Я не могу входить в подробности. Однако мне удалось сделать немало любопытных наблюдений. Например, что диалоги, перенесенные из романа на подмостки приобретают порою довольно странный оборот. Упомяну в особенности сцену между Клодом Фролло и его братом-школяром, когда последний приходит к диакону, чтобы занять у него денег. Сцена рассчитана на комический эффект, но публика оставалась совершенно равнодушной и была крайне удивлена столь странным комизмом. Разглагольствования Сашетты, целующей туфельку, имели, наоборот, огромный успех — благодаря Марии Лоран. Что за странный монолог произносит замурованная женщина, когда кричит: «Я львица, я хочу, чтобы мне отдали моих львят!» Уверена ли несчастная женщина в том, что она — львица? И воет она чересчур уж громко, если принять во внимание ее изнуренность и убожество. После стольких лет, проведенных в безутешном горе, естественнее было бы впасть в тупое оцепенение, а она болтает так, словно находится под свежим впечатлением нанесенного ей удара.
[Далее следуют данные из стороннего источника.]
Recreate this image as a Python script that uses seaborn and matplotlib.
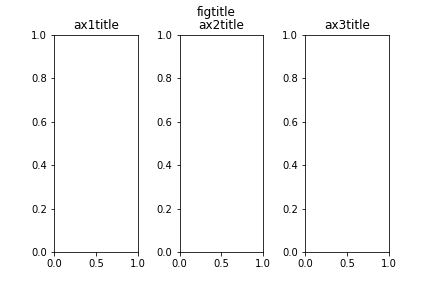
import matplotlib
matplotlib.use("Agg")
import matplotlib.pyplot as plt
import seaborn as sns

titles = ["ax1title", "ax2title", "ax3title"]
suptitle = "figtitle"

sns.set_style("white")
plt.rcdefaults()

fig, axes = plt.subplots(1, 3, figsize=(6, 4), dpi=72)
for ax, t in zip(axes, titles):
    ax.set_title(t)
fig.suptitle(suptitle)
fig.subplots_adjust(left=0.125, right=0.9, bottom=0.125, top=0.88, wspace=0.5)
fig.savefig("out.png", dpi=72)
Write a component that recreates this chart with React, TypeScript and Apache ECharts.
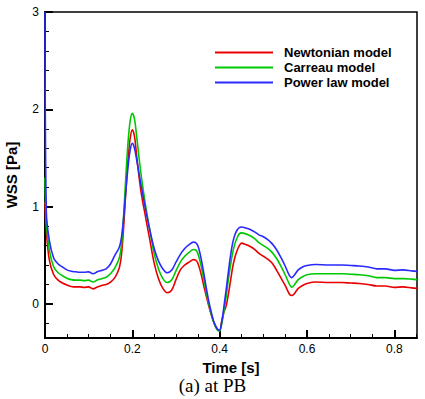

Но самая странная сцена — это сцена штурма башен. Здесь возникло затруднение технического порядка. Нельзя показать внизу толпу осаждающих, а Квазимодо наверху. Поэтому показали только Квазимодо наверху, на галереях. Толпа же неистовствует под сценой. Трудно представить себе что-нибудь смешнее этого человека, когда он низвергает камни и балки на врагов, которых не видно. Если бы не уважение к Виктору Гюго, зрители хохотали бы от всей души. Представляете вы себе такое сражение, когда на сцене всего лишь один сражающийся, да он еще разглагольствует в продолжение всей картины? Добавьте к этому, что растопленный свинец, которым он в определенный момент обливает осаждающих, имитирован настолько неудачно, что в зале все спрашивают друг у друга: что это такое?